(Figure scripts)
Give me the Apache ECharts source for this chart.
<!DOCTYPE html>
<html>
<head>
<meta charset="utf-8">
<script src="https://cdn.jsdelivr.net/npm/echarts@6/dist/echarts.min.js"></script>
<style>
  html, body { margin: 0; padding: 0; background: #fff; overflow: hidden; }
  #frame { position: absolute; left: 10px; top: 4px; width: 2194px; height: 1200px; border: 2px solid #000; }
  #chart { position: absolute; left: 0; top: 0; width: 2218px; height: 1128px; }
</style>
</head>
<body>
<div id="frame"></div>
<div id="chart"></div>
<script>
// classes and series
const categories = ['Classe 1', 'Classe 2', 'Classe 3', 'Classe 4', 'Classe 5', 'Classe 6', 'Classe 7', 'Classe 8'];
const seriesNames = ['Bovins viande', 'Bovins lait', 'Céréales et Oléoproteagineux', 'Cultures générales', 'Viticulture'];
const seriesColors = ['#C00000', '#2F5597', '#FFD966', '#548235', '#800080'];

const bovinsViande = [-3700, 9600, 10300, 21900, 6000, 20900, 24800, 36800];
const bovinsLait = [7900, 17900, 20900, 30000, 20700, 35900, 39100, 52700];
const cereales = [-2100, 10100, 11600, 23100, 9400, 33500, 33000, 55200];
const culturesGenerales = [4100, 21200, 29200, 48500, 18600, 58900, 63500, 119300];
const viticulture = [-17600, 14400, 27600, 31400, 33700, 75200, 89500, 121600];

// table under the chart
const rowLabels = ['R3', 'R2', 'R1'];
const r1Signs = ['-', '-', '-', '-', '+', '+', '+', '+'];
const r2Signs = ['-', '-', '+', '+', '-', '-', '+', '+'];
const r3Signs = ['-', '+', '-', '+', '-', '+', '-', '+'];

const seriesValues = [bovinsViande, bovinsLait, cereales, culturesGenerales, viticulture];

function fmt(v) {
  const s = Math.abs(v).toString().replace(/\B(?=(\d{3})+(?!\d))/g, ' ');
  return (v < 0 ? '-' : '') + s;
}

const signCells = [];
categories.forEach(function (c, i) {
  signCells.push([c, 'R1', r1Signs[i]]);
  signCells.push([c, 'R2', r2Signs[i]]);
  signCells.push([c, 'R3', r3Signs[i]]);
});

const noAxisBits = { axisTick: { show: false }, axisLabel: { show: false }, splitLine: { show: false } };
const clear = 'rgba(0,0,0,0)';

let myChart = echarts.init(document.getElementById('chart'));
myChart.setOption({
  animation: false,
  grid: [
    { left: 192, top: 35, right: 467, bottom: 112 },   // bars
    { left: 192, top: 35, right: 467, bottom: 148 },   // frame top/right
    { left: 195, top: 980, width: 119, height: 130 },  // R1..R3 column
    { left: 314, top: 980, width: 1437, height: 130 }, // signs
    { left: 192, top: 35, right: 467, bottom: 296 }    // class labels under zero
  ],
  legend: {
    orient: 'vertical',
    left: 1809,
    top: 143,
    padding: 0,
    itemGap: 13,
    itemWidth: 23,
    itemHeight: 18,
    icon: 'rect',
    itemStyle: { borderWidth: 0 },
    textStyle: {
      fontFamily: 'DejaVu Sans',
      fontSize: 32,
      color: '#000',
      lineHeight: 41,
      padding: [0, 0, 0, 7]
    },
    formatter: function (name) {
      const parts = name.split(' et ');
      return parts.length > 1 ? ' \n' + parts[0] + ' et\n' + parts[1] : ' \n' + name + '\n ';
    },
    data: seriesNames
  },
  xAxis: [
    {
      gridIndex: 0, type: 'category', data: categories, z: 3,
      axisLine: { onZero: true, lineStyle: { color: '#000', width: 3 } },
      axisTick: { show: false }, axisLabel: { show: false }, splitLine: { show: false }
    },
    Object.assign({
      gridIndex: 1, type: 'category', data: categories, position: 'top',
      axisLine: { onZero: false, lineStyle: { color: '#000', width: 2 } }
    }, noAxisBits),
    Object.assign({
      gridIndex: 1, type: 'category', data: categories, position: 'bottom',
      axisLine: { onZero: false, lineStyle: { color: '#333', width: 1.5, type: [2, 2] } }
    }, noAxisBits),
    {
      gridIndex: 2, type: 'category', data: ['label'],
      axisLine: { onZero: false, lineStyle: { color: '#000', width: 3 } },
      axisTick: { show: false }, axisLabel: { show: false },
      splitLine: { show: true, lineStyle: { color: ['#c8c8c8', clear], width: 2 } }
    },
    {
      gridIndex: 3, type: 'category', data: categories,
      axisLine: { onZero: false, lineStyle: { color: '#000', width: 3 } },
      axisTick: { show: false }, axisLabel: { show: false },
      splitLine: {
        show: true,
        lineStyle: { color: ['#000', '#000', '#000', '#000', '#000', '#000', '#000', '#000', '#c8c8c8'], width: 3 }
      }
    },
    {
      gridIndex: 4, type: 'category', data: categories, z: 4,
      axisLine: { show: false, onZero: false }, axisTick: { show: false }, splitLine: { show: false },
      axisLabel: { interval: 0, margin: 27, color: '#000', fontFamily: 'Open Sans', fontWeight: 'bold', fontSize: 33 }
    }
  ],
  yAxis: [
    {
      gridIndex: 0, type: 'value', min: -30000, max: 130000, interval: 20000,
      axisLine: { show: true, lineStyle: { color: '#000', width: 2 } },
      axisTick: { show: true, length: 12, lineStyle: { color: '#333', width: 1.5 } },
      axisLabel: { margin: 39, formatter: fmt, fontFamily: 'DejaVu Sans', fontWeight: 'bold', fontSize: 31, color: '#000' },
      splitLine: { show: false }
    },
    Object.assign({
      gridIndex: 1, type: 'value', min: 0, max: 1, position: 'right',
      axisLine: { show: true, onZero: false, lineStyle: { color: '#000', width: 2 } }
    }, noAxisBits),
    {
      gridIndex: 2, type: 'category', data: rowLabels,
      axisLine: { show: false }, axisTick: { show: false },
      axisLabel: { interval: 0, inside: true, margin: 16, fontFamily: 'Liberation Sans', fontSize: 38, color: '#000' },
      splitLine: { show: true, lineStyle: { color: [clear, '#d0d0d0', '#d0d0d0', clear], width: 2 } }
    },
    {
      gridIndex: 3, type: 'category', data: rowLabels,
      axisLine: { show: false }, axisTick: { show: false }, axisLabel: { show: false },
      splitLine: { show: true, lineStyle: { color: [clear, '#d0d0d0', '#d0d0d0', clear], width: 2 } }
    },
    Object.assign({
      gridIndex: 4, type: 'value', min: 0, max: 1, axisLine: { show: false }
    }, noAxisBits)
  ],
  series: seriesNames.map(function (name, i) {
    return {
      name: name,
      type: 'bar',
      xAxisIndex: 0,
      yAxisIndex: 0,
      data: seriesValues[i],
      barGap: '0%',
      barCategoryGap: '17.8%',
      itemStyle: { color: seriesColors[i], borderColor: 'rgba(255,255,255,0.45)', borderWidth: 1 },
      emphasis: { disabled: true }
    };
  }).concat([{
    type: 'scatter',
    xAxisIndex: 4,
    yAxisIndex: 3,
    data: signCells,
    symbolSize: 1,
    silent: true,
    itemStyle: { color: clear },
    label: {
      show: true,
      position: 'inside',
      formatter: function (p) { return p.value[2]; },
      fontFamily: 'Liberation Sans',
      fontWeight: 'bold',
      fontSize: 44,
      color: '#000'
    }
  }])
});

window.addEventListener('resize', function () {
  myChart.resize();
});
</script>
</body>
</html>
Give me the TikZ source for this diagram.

• **GIVEN INSTRUCTION**: Which lines hold the string "this"? List them all.

• **FINAL RESULT**:
Give me the Apache ECharts source for this chart.
Give me the TikZ source for this diagram.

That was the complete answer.